Economics links

Oct 23, 2007 05:43

How to fix water shortages, the US case.

Australia Institute reports that low income couple families have had the highest percentage increase in their incomes over the last 11 years of all couple families in Oz. More.

Striking differences in housing markets in the US: But the supply of housing in Dallas is elastic. When demand increases, because of growing population or rising incomes, so does the amount of housing; prices stay roughly the same. That’s true not only in the outlying suburbs, but also in old neighborhoods like ours, where dense clusters of town houses and multistory apartment buildings are replacing two-story fourplexes and single-family homes. It’s easy to build new housing in Dallas.
Which is having social effects: In the superstar cities, where opinion leaders congregate, the perception is growing that the country no longer has a place for middle-class life.
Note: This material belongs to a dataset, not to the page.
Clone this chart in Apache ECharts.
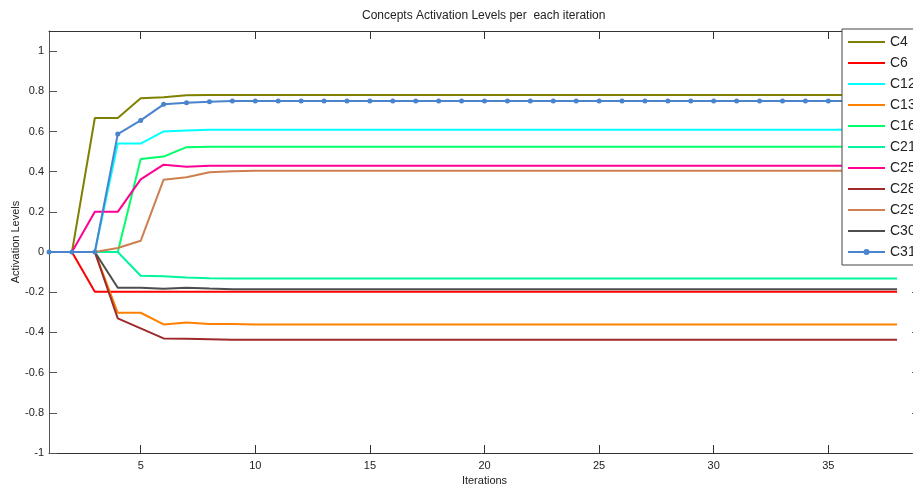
<!DOCTYPE html>
<html>
<head>
<meta charset="utf-8">
<script src="https://cdn.jsdelivr.net/npm/echarts@6/dist/echarts.min.js"></script>
<style>
html,body{margin:0;padding:0;background:#fff;}
#chart{width:913px;height:486px;}
</style>
</head>
<body>
<div id="chart"></div>
<script>
var iterations = [1,2,3,4,5,6,7,8,9,10,11,12,13,14,15,16,17,18,19,20,21,22,23,24,25,26,27,28,29,30,31,32,33,34,35,36,37,38];

var xTicks = [5,10,15,20,25,30,35];
var yTicks = [-1,-0.8,-0.6,-0.4,-0.2,0,0.2,0.4,0.6,0.8,1];

var C4 = [0,0,0.667,0.667,0.765,0.77,0.78,0.782,
  0.782,0.782,0.782,0.782,0.782,0.782,0.782,0.782,0.782,0.782,
  0.782,0.782,0.782,0.782,0.782,0.782,0.782,0.782,0.782,0.782,
  0.782,0.782,0.782,0.782,0.782,0.782,0.782,0.782,0.782,0.782];
var C6 = [0,0,-0.197,
  -0.197,-0.197,-0.197,-0.197,-0.197,-0.197,-0.197,-0.197,-0.197,-0.197,
  -0.197,-0.197,-0.197,-0.197,-0.197,-0.197,-0.197,-0.197,-0.197,-0.197,
  -0.197,-0.197,-0.197,-0.197,-0.197,-0.197,-0.197,-0.197,-0.197,-0.197,
  -0.197,-0.197,-0.197,-0.197,-0.197];
var C12 = [0,0,0,0.54,0.54,0.6,0.605,0.608,
  0.608,0.608,0.608,0.608,0.608,0.608,0.608,0.608,0.608,0.608,
  0.608,0.608,0.608,0.608,0.608,0.608,0.608,0.608,0.608,0.608,
  0.608,0.608,0.608,0.608,0.608,0.608,0.608,0.608,0.608,0.608];
var C13 = [0,0,0,-0.302,-0.302,-0.36,-0.35,-0.358,-0.358,
  -0.36,-0.36,-0.36,-0.36,-0.36,-0.36,-0.36,-0.36,-0.36,-0.36,
  -0.36,-0.36,-0.36,-0.36,-0.36,-0.36,-0.36,-0.36,-0.36,-0.36,
  -0.36,-0.36,-0.36,-0.36,-0.36,-0.36,-0.36,-0.36,-0.36];
var C16 = [0,0,0,0,0.463,0.475,0.522,0.524,
  0.524,0.524,0.524,0.524,0.524,0.524,0.524,0.524,0.524,0.524,
  0.524,0.524,0.524,0.524,0.524,0.524,0.524,0.524,0.524,0.524,
  0.524,0.524,0.524,0.524,0.524,0.524,0.524,0.524,0.524,0.524];
var C21 = [0,0,0,0,-0.118,-0.12,-0.127,-0.13,
  -0.132,-0.132,-0.132,-0.132,-0.132,-0.132,-0.132,-0.132,-0.132,-0.132,
  -0.132,-0.132,-0.132,-0.132,-0.132,-0.132,-0.132,-0.132,-0.132,-0.132,
  -0.132,-0.132,-0.132,-0.132,-0.132,-0.132,-0.132,-0.132,-0.132,-0.132];
var C25 = [0,0,0.2,0.2,0.362,0.435,0.425,0.43,
  0.43,0.43,0.43,0.43,0.43,0.43,0.43,0.43,0.43,0.43,
  0.43,0.43,0.43,0.43,0.43,0.43,0.43,0.43,0.43,0.43,
  0.43,0.43,0.43,0.43,0.43,0.43,0.43,0.43,0.43,0.43];
var C28 = [0,0,0,-0.33,-0.38,-0.43,-0.432,-0.434,-0.436,
  -0.437,-0.437,-0.437,-0.437,-0.437,-0.437,-0.437,-0.437,-0.437,-0.437,
  -0.437,-0.437,-0.437,-0.437,-0.437,-0.437,-0.437,-0.437,-0.437,-0.437,
  -0.437,-0.437,-0.437,-0.437,-0.437,-0.437,-0.437,-0.437,-0.437];
var C29 = [0,0,0,0.02,0.056,0.36,0.372,0.397,0.402,
  0.405,0.405,0.405,0.405,0.405,0.405,0.405,0.405,0.405,0.405,
  0.405,0.405,0.405,0.405,0.405,0.405,0.405,0.405,0.405,0.405,
  0.405,0.405,0.405,0.405,0.405,0.405,0.405,0.405,0.405];
var C30 = [0,0,0,-0.178,-0.178,-0.183,-0.178,-0.182,-0.185,
  -0.185,-0.185,-0.185,-0.185,-0.185,-0.185,-0.185,-0.185,-0.185,-0.185,
  -0.185,-0.185,-0.185,-0.185,-0.185,-0.185,-0.185,-0.185,-0.185,-0.185,
  -0.185,-0.185,-0.185,-0.185,-0.185,-0.185,-0.185,-0.185,-0.185];
var C31 = [0,0,0,0.587,0.655,0.735,0.743,0.748,0.752,
  0.752,0.752,0.752,0.752,0.752,0.752,0.752,0.752,0.752,0.752,
  0.752,0.752,0.752,0.752,0.752,0.752,0.752,0.752,0.752,0.752,
  0.752,0.752,0.752,0.752,0.752,0.752,0.752,0.752,0.752];

var seriesNames = ['C4','C6','C12','C13','C16','C21','C25','C28','C29','C30','C31'];
var seriesValues = [C4,C6,C12,C13,C16,C21,C25,C28,C29,C30,C31];
var seriesColors = ['#808000','#ff0000','#00ffff','#ff8000','#00ff6a','#00f59c','#ff0095','#9e2a2b','#cd7f4f','#4d4d4d','#4a84cc'];
var markedSeries = 'C31';

var FONT = '"Liberation Sans", Arial, sans-serif';
var LINE_ICON = 'path://M0,0H37V2H0Z';
var MARK_ICON = 'path://M0,2H15.8V4H0Z M21.2,2H37V4H21.2Z M15.5,3A3,3 0 1 1 21.5,3A3,3 0 1 1 15.5,3Z';

var series = seriesNames.map(function (name, i) {
  var isMarked = name === markedSeries;
  return {
    name: name,
    type: 'line',
    xAxisIndex: 0,
    yAxisIndex: 0,
    data: iterations.map(function (x, k) { return [x, seriesValues[i][k]]; }),
    symbol: isMarked ? 'circle' : 'none',
    symbolSize: 5,
    showSymbol: isMarked,
    lineStyle: { width: 2, color: seriesColors[i] },
    itemStyle: { color: seriesColors[i] },
    emphasis: { disabled: true },
    z: 2 + i * 0.01
  };
});

var legendData = seriesNames.map(function (name) {
  return { name: name, icon: name === markedSeries ? MARK_ICON : LINE_ICON };
});

function fmt(v) { return String(Math.round(v * 10) / 10); }

var chart = echarts.init(document.getElementById('chart'), null, { renderer: 'canvas' });
chart.setOption({
  animation: false,
  backgroundColor: '#ffffff',
  title: {
    text: 'Concepts Activation Levels per  each iteration',
    left: 362,
    top: 10,
    padding: 0,
    textStyle: { fontFamily: FONT, fontSize: 12, fontWeight: 'normal', color: '#222' }
  },
  legend: {
    orient: 'vertical',
    left: 842,
    top: 29,
    padding: [6, 40, 6, 6],
    itemWidth: 37,
    itemHeight: 14,
    itemGap: 7,
    symbolKeepAspect: true,
    borderColor: '#444',
    borderWidth: 1,
    backgroundColor: '#ffffff',
    borderRadius: 0,
    selectedMode: false,
    data: legendData,
    textStyle: { fontFamily: FONT, fontSize: 14, color: '#222' }
  },
  grid: { left: 49, top: 31, right: -7, bottom: 33, containLabel: false, outerBoundsMode: 'none' },
  xAxis: [{
    type: 'value',
    min: 1,
    max: 39,
    position: 'bottom',
    name: 'Iterations',
    nameLocation: 'middle',
    nameGap: 22,
    nameMoveOverlap: false,
    nameTextStyle: { fontFamily: FONT, fontSize: 11, color: '#222' },
    axisLine: { show: true, onZero: false, lineStyle: { color: '#333', width: 1 } },
    axisTick: { show: true, inside: true, length: 8, customValues: xTicks, lineStyle: { color: '#333' } },
    axisLabel: { show: true, customValues: xTicks, fontFamily: FONT, fontSize: 11, color: '#222', margin: 7 },
    splitLine: { show: false }
  }, {
    type: 'value',
    min: 1,
    max: 39,
    position: 'top',
    axisLine: { show: true, onZero: false, lineStyle: { color: '#333', width: 1 } },
    axisTick: { show: true, inside: true, length: 8, customValues: xTicks, lineStyle: { color: '#333' } },
    axisLabel: { show: false },
    splitLine: { show: false }
  }],
  yAxis: [{
    type: 'value',
    min: -1,
    max: 1.1,
    position: 'left',
    name: 'Activation Levels',
    nameLocation: 'middle',
    nameRotate: 90,
    nameGap: 28,
    nameMoveOverlap: false,
    nameTextStyle: { fontFamily: FONT, fontSize: 11, color: '#222' },
    axisLine: { show: true, onZero: false, lineStyle: { color: '#555', width: 1 } },
    axisTick: { show: true, inside: true, length: 8, customValues: yTicks, lineStyle: { color: '#555' } },
    axisLabel: { show: true, customValues: yTicks, formatter: fmt, fontFamily: FONT, fontSize: 11, color: '#222', margin: 5 },
    splitLine: { show: false }
  }, {
    type: 'value',
    min: -1,
    max: 1.1,
    position: 'right',
    axisLine: { show: true, onZero: false, lineStyle: { color: '#555', width: 1 } },
    axisTick: { show: true, inside: true, length: 8, customValues: yTicks, lineStyle: { color: '#555' } },
    axisLabel: { show: false },
    splitLine: { show: false }
  }],
  series: series
});
</script>
</body>
</html>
Yet the same urban sophisticates who fret that you can’t live decently on less than $100,000 a year often argue vociferously that increasing density will degrade their quality of life. They may be right-but, like any other luxury good, that quality commands a high price. A comparison of (pdf) new home prices in Dallas-Fort Worth with Oz metropolitan prices. Report finds that women are particularly vulnerable to housing pressures in Oz. Which is to say, those most at economic risk suffer most when access to a basic resource for a basic use is restricted. The reductio-ad-absurdem of land use controls-the Queensland government is buying up land to try and reduce effects of the housing and rent crisis its land control policies have created.

Amazon kills off another specialist bookstore.

Survey finds that six percent of Brits are resorting to DIY dentistry.

Business is down in Iraqi cemeteries.